## TASK TO CARRY OUT
Reproduce the listing word for word, leaving every picture behind.

########################################

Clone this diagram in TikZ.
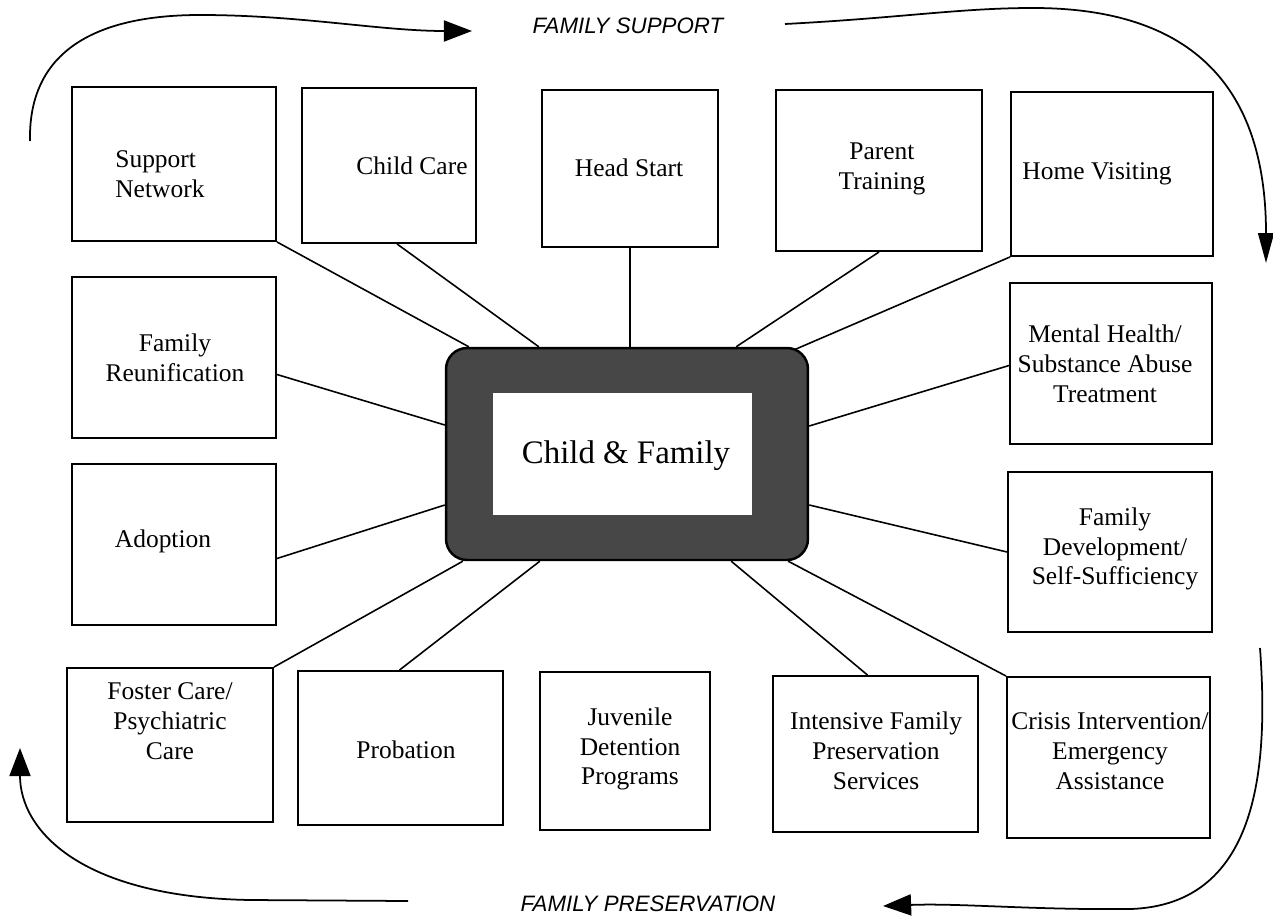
\documentclass[tikz,border=0pt]{standalone}
\usepackage{fontspec}
\setmainfont{Liberation Serif}
\newfontfamily\flowfont{Liberation Sans}
\usetikzlibrary{fit,calc,arrows.meta,backgrounds}

\tikzset{
  svcbox/.style={draw, line width=1.1pt, inner sep=0pt, rectangle},
  svctext/.style={font=\fontsize{14.5}{17}\selectfont, align=center, inner sep=0pt},
  link/.style={line width=0.9pt},
  flow/.style={line width=1pt, -{Triangle[length=16pt,width=12pt]}},
  flowtext/.style={font=\flowfont\itshape\fontsize{12.7}{15}\selectfont, inner sep=0pt},
  hubouter/.style={draw, line width=1.4pt, fill=black!72, rounded corners=0.42cm,
    minimum width=7.24cm, minimum height=4.24cm, inner sep=0pt},
  hubinner/.style={fill=white, minimum width=5.18cm, minimum height=2.44cm, inner sep=0pt}
}

\begin{document}
\begin{tikzpicture}[x=0.02cm, y=-0.02cm]
\useasboundingbox (0,0) rectangle (1273,922);

% central hub
\node[hubouter] (hub) at (627,454) {};
\node[hubinner] (core) at (622.5,454) {};
\node[font=\fontsize{18.7}{22}\selectfont, inner sep=0pt] (corelabel) at (626,456) {Child \& Family};

% service boxes
\node[svcbox, fit={(72,87) (276,241)}] (sn) {};
\node[svcbox, fit={(302,88) (476,243)}] (cc) {};
\node[svcbox, fit={(542,90) (718,247)}] (hs) {};
\node[svcbox, fit={(776,90) (982,251)}] (pt) {};
\node[svcbox, fit={(1011,92) (1213,256)}] (hv) {};
\node[svcbox, fit={(72,277) (276,438)}] (fr) {};
\node[svcbox, fit={(1010,283) (1212,444)}] (mh) {};
\node[svcbox, fit={(72,464) (276,625)}] (ad) {};
\node[svcbox, fit={(1008,472) (1212,632)}] (fd) {};
\node[svcbox, fit={(67,668) (273,822)}] (fc) {};
\node[svcbox, fit={(298,671) (503,825)}] (pr) {};
\node[svcbox, fit={(540,672) (710,830)}] (jd) {};
\node[svcbox, fit={(773,676) (978,832)}] (ifp) {};
\node[svcbox, fit={(1007,677) (1210,838)}] (ci) {};

% box labels
\node[svctext, align=left, anchor=west] (snt) at (115,174) {Support\\Network};
\node[svctext] (cct) at (412,166) {Child Care};
\node[svctext] (hst) at (629,168) {Head Start};
\node[svctext] (ptt) at (882,169) {Parent\\Training};
\node[svctext] (hvt) at (1097,174) {Home Visiting};
\node[svctext] (frt) at (175,358) {Family\\Reunification};
\node[svctext] (mht) at (1105,364) {Mental Health/\\Substance Abuse\\Treatment};
\node[svctext] (adt) at (163,541) {Adoption};
\node[svctext] (fdt) at (1115,549) {Family\\Development/\\Self-Sufficiency};
\node[svctext] (fct) at (170,721) {Foster Care/\\Psychiatric\\Care};
\node[svctext] (prt) at (406,750) {Probation};
\node[svctext] (jdt) at (630,749) {Juvenile\\Detention\\Programs};
\node[svctext] (ift) at (876,751) {Intensive Family\\Preservation\\Services};
\node[svctext] (cit) at (1110,751) {Crisis Intervention/\\Emergency\\Assistance};

% spokes from the boxes to the hub
\begin{scope}[on background layer]
\draw[link] (sn.south east) -- ($(hub.north west)+(24,0)$);
\draw[link] ($(cc.south)+(8,0)$) -- ($(hub.north west)+(94,0)$);
\draw[link] (hs.south) -- (hs.south |- hub.north);
\draw[link] (pt.south) -- ($(hub.north east)+(-73,0)$);
\draw[link] (hv.south west) -- ($(hub.north east)+(-15,3)$);
\draw[link] ($(fr.east)+(0,17)$) -- ($(hub.west)+(0,-29)$);
\draw[link] ($(mh.west)+(0,2)$) -- ($(hub.east)+(0,-28)$);
\draw[link] ($(ad.east)+(0,14)$) -- ($(hub.west)+(0,51)$);
\draw[link] (fd.west) -- ($(hub.east)+(0,51)$);
\draw[link] (fc.north east) -- ($(hub.south west)+(18,0)$);
\draw[link] ($(pr.north)+(-1,0)$) -- ($(hub.south west)+(95,0)$);
\draw[link] ($(jd.north)+(9,0)$) -- ($(jd.north)+(9,0)$ |- hub.south);
\draw[link] ($(ifp.north)+(-8,0)$) -- ($(hub.south east)+(-78,0)$);
\draw[link] (ci.north west) -- ($(hub.south east)+(-21,0)$);
\end{scope}

% circulating flow arrows
\node[flowtext] (support) at (628,26) {FAMILY SUPPORT};
\node[flowtext] (preserve) at (648,904) {FAMILY PRESERVATION};

\coordinate (a1s) at (30,141);
\coordinate (a1e) at (472,31);
\coordinate (a2s) at (785,24);
\coordinate (a2e) at (1266,263);
\coordinate (a3s) at (1260,648);
\coordinate (a3e) at (883,906);
\coordinate (a4s) at (408,901);
\coordinate (a4e) at (20,748);

\draw[flow] (a1s) .. controls (28,45) and (105,15) .. (200,15)
  .. controls (300,15) and (380,31) .. (a1e);
\draw[flow, -{Triangle[length=17pt,width=9pt]}] (a2s) .. controls (900,18) and (960,8) .. (1033,8)
  .. controls (1205,8) and (1266,100) .. (a2e);
\draw[flow] (a3s) .. controls (1268,760) and (1262,905) .. (1130,909)
  .. controls (1030,910) and (960,903) .. (a3e);
\draw[flow] (a4s) -- (250,900) .. controls (80,897) and (20,830) .. (a4e);
\end{tikzpicture}
\end{document}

########################################

## REPLY
Clone this diagram in TikZ.
\documentclass[tikz,border=0pt]{standalone}
\usepackage{fontspec}
\setmainfont{Liberation Serif}
\newfontfamily\flowfont{Liberation Sans}
\usetikzlibrary{fit,calc,arrows.meta,backgrounds}

\tikzset{
  svcbox/.style={draw, line width=1.1pt, inner sep=0pt, rectangle},
  svctext/.style={font=\fontsize{14.5}{17}\selectfont, align=center, inner sep=0pt},
  link/.style={line width=0.9pt},
  flow/.style={line width=1pt, -{Triangle[length=16pt,width=12pt]}},
  flowtext/.style={font=\flowfont\itshape\fontsize{12.7}{15}\selectfont, inner sep=0pt},
  hubouter/.style={draw, line width=1.4pt, fill=black!72, rounded corners=0.42cm,
    minimum width=7.24cm, minimum height=4.24cm, inner sep=0pt},
  hubinner/.style={fill=white, minimum width=5.18cm, minimum height=2.44cm, inner sep=0pt}
}

\begin{document}
\begin{tikzpicture}[x=0.02cm, y=-0.02cm]
\useasboundingbox (0,0) rectangle (1273,922);

% central hub
\node[hubouter] (hub) at (627,454) {};
\node[hubinner] (core) at (622.5,454) {};
\node[font=\fontsize{18.7}{22}\selectfont, inner sep=0pt] (corelabel) at (626,456) {Child \& Family};

% service boxes
\node[svcbox, fit={(72,87) (276,241)}] (sn) {};
\node[svcbox, fit={(302,88) (476,243)}] (cc) {};
\node[svcbox, fit={(542,90) (718,247)}] (hs) {};
\node[svcbox, fit={(776,90) (982,251)}] (pt) {};
\node[svcbox, fit={(1011,92) (1213,256)}] (hv) {};
\node[svcbox, fit={(72,277) (276,438)}] (fr) {};
\node[svcbox, fit={(1010,283) (1212,444)}] (mh) {};
\node[svcbox, fit={(72,464) (276,625)}] (ad) {};
\node[svcbox, fit={(1008,472) (1212,632)}] (fd) {};
\node[svcbox, fit={(67,668) (273,822)}] (fc) {};
\node[svcbox, fit={(298,671) (503,825)}] (pr) {};
\node[svcbox, fit={(540,672) (710,830)}] (jd) {};
\node[svcbox, fit={(773,676) (978,832)}] (ifp) {};
\node[svcbox, fit={(1007,677) (1210,838)}] (ci) {};

% box labels
\node[svctext, align=left, anchor=west] (snt) at (115,174) {Support\\Network};
\node[svctext] (cct) at (412,166) {Child Care};
\node[svctext] (hst) at (629,168) {Head Start};
\node[svctext] (ptt) at (882,169) {Parent\\Training};
\node[svctext] (hvt) at (1097,174) {Home Visiting};
\node[svctext] (frt) at (175,358) {Family\\Reunification};
\node[svctext] (mht) at (1105,364) {Mental Health/\\Substance Abuse\\Treatment};
\node[svctext] (adt) at (163,541) {Adoption};
\node[svctext] (fdt) at (1115,549) {Family\\Development/\\Self-Sufficiency};
\node[svctext] (fct) at (170,721) {Foster Care/\\Psychiatric\\Care};
\node[svctext] (prt) at (406,750) {Probation};
\node[svctext] (jdt) at (630,749) {Juvenile\\Detention\\Programs};
\node[svctext] (ift) at (876,751) {Intensive Family\\Preservation\\Services};
\node[svctext] (cit) at (1110,751) {Crisis Intervention/\\Emergency\\Assistance};

% spokes from the boxes to the hub
\begin{scope}[on background layer]
\draw[link] (sn.south east) -- ($(hub.north west)+(24,0)$);
\draw[link] ($(cc.south)+(8,0)$) -- ($(hub.north west)+(94,0)$);
\draw[link] (hs.south) -- (hs.south |- hub.north);
\draw[link] (pt.south) -- ($(hub.north east)+(-73,0)$);
\draw[link] (hv.south west) -- ($(hub.north east)+(-15,3)$);
\draw[link] ($(fr.east)+(0,17)$) -- ($(hub.west)+(0,-29)$);
\draw[link] ($(mh.west)+(0,2)$) -- ($(hub.east)+(0,-28)$);
\draw[link] ($(ad.east)+(0,14)$) -- ($(hub.west)+(0,51)$);
\draw[link] (fd.west) -- ($(hub.east)+(0,51)$);
\draw[link] (fc.north east) -- ($(hub.south west)+(18,0)$);
\draw[link] ($(pr.north)+(-1,0)$) -- ($(hub.south west)+(95,0)$);
\draw[link] ($(jd.north)+(9,0)$) -- ($(jd.north)+(9,0)$ |- hub.south);
\draw[link] ($(ifp.north)+(-8,0)$) -- ($(hub.south east)+(-78,0)$);
\draw[link] (ci.north west) -- ($(hub.south east)+(-21,0)$);
\end{scope}

% circulating flow arrows
\node[flowtext] (support) at (628,26) {FAMILY SUPPORT};
\node[flowtext] (preserve) at (648,904) {FAMILY PRESERVATION};

\coordinate (a1s) at (30,141);
\coordinate (a1e) at (472,31);
\coordinate (a2s) at (785,24);
\coordinate (a2e) at (1266,263);
\coordinate (a3s) at (1260,648);
\coordinate (a3e) at (883,906);
\coordinate (a4s) at (408,901);
\coordinate (a4e) at (20,748);

\draw[flow] (a1s) .. controls (28,45) and (105,15) .. (200,15)
  .. controls (300,15) and (380,31) .. (a1e);
\draw[flow, -{Triangle[length=17pt,width=9pt]}] (a2s) .. controls (900,18) and (960,8) .. (1033,8)
  .. controls (1205,8) and (1266,100) .. (a2e);
\draw[flow] (a3s) .. controls (1268,760) and (1262,905) .. (1130,909)
  .. controls (1030,910) and (960,903) .. (a3e);
\draw[flow] (a4s) -- (250,900) .. controls (80,897) and (20,830) .. (a4e);
\end{tikzpicture}
\end{document}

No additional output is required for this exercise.